**INFORMATION SUPPLIED**
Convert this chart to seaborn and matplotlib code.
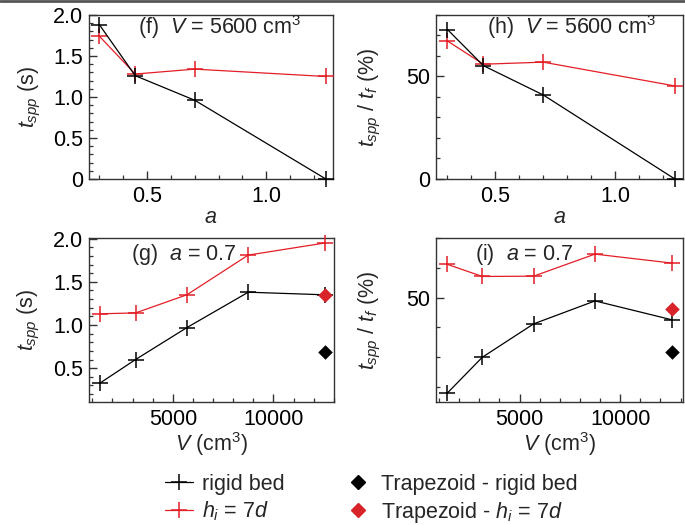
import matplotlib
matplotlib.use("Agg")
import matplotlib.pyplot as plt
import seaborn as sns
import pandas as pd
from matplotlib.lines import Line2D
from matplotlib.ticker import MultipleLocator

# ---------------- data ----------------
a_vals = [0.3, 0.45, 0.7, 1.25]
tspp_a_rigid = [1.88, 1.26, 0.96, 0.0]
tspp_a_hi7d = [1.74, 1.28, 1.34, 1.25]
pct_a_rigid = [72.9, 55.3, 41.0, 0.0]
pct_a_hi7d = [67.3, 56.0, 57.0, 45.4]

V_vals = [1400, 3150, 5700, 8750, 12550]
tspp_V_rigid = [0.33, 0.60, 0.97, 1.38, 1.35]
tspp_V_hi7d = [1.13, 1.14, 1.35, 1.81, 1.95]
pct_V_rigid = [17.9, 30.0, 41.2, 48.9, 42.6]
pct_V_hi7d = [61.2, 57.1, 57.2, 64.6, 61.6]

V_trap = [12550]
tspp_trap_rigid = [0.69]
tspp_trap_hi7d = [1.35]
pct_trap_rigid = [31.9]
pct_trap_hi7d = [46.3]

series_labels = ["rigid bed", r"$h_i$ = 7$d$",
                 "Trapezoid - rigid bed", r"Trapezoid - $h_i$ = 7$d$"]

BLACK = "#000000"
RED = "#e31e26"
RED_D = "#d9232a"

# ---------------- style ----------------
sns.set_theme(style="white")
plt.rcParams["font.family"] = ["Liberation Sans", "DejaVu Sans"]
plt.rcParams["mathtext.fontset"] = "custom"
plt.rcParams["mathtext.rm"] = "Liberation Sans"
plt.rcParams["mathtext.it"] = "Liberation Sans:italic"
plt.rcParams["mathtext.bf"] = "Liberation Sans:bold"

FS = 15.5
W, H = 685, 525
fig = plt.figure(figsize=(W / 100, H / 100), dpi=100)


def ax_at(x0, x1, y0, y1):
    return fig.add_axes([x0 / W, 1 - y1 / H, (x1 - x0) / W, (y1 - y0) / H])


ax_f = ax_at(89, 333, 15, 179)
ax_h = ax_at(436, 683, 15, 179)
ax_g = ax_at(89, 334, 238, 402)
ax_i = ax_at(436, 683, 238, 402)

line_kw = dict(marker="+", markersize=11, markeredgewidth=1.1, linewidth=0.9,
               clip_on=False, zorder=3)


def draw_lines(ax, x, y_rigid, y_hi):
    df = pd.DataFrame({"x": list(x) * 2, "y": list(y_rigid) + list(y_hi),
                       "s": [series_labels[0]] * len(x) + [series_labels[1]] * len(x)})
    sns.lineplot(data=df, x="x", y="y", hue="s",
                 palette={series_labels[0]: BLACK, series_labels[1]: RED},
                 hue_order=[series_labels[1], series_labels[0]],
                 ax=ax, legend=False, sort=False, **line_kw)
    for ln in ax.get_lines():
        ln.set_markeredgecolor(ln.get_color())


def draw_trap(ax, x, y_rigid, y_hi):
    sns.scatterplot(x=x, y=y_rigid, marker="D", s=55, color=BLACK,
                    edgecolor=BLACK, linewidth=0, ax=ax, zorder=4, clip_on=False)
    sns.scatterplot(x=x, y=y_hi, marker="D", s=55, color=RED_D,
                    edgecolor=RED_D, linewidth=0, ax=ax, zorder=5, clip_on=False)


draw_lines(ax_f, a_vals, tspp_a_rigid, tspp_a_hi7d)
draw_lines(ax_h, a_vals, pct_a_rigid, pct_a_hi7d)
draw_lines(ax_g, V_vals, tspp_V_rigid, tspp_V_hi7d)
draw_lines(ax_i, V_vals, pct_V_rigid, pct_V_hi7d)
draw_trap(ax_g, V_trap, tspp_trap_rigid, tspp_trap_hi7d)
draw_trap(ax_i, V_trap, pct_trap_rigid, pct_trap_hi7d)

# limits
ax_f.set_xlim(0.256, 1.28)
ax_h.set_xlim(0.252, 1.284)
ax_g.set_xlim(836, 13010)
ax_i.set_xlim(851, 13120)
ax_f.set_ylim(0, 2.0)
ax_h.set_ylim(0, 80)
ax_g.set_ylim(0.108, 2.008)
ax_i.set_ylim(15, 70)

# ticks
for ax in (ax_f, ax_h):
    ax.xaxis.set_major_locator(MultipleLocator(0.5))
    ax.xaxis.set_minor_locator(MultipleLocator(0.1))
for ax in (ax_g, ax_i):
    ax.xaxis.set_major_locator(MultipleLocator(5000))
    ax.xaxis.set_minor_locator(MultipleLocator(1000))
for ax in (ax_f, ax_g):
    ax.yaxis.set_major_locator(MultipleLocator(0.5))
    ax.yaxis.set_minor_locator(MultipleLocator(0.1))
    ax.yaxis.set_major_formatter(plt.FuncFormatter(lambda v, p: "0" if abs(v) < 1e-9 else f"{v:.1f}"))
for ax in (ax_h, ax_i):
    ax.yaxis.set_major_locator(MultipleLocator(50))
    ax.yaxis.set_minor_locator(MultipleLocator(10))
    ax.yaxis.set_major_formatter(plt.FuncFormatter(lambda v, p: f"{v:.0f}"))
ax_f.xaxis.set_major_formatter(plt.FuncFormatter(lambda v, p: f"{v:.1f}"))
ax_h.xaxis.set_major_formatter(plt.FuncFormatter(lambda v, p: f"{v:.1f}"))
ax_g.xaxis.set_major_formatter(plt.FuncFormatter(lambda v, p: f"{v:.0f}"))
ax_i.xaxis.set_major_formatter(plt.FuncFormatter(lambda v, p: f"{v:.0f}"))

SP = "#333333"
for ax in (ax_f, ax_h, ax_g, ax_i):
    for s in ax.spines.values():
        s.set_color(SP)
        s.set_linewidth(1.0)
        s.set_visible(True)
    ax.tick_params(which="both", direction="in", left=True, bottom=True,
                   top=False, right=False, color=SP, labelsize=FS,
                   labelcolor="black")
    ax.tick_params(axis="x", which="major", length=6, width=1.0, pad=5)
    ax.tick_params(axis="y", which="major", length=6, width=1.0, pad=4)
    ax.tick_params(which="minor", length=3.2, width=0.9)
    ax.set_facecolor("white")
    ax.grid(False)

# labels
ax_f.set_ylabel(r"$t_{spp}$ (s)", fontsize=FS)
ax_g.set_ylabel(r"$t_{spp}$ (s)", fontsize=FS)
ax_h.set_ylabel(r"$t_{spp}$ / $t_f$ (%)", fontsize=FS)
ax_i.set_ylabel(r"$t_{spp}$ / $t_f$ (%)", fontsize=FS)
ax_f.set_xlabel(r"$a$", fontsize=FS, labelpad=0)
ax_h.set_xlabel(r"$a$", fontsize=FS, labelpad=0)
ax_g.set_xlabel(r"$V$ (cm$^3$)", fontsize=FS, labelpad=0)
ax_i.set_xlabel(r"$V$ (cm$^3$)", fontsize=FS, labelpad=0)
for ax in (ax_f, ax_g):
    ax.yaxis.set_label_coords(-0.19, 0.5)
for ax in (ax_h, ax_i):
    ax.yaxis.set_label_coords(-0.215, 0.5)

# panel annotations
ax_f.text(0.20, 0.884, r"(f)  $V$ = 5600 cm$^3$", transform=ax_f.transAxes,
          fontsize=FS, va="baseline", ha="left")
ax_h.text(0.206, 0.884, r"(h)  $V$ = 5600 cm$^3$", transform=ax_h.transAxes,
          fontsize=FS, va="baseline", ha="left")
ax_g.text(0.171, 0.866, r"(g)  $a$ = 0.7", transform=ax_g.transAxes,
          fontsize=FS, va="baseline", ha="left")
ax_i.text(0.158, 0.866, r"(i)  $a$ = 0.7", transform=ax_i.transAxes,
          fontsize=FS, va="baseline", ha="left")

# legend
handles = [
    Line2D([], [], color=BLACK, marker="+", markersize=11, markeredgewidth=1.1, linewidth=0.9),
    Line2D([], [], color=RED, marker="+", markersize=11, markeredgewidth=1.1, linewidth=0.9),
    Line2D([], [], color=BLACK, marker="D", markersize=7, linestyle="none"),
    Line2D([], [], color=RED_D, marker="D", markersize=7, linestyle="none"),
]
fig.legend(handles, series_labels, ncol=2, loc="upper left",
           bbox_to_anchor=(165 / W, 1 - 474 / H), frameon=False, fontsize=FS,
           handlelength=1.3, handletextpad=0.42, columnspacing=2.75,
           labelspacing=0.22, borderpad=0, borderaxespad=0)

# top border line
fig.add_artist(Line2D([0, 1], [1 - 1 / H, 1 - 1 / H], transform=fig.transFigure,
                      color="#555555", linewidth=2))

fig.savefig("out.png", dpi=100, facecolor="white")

**EXERCISE REQUIREMENTS**
Print, exactly as written, the lines above from the first one to the one containing "clip_on=False, zorder=3)". Leave out pictures.

**TASK ANSWER**
Convert this chart to seaborn and matplotlib code.
import matplotlib
matplotlib.use("Agg")
import matplotlib.pyplot as plt
import seaborn as sns
import pandas as pd
from matplotlib.lines import Line2D
from matplotlib.ticker import MultipleLocator

# ---------------- data ----------------
a_vals = [0.3, 0.45, 0.7, 1.25]
tspp_a_rigid = [1.88, 1.26, 0.96, 0.0]
tspp_a_hi7d = [1.74, 1.28, 1.34, 1.25]
pct_a_rigid = [72.9, 55.3, 41.0, 0.0]
pct_a_hi7d = [67.3, 56.0, 57.0, 45.4]

V_vals = [1400, 3150, 5700, 8750, 12550]
tspp_V_rigid = [0.33, 0.60, 0.97, 1.38, 1.35]
tspp_V_hi7d = [1.13, 1.14, 1.35, 1.81, 1.95]
pct_V_rigid = [17.9, 30.0, 41.2, 48.9, 42.6]
pct_V_hi7d = [61.2, 57.1, 57.2, 64.6, 61.6]

V_trap = [12550]
tspp_trap_rigid = [0.69]
tspp_trap_hi7d = [1.35]
pct_trap_rigid = [31.9]
pct_trap_hi7d = [46.3]

series_labels = ["rigid bed", r"$h_i$ = 7$d$",
                 "Trapezoid - rigid bed", r"Trapezoid - $h_i$ = 7$d$"]

BLACK = "#000000"
RED = "#e31e26"
RED_D = "#d9232a"

# ---------------- style ----------------
sns.set_theme(style="white")
plt.rcParams["font.family"] = ["Liberation Sans", "DejaVu Sans"]
plt.rcParams["mathtext.fontset"] = "custom"
plt.rcParams["mathtext.rm"] = "Liberation Sans"
plt.rcParams["mathtext.it"] = "Liberation Sans:italic"
plt.rcParams["mathtext.bf"] = "Liberation Sans:bold"

FS = 15.5
W, H = 685, 525
fig = plt.figure(figsize=(W / 100, H / 100), dpi=100)


def ax_at(x0, x1, y0, y1):
    return fig.add_axes([x0 / W, 1 - y1 / H, (x1 - x0) / W, (y1 - y0) / H])


ax_f = ax_at(89, 333, 15, 179)
ax_h = ax_at(436, 683, 15, 179)
ax_g = ax_at(89, 334, 238, 402)
ax_i = ax_at(436, 683, 238, 402)

line_kw = dict(marker="+", markersize=11, markeredgewidth=1.1, linewidth=0.9,
               clip_on=False, zorder=3)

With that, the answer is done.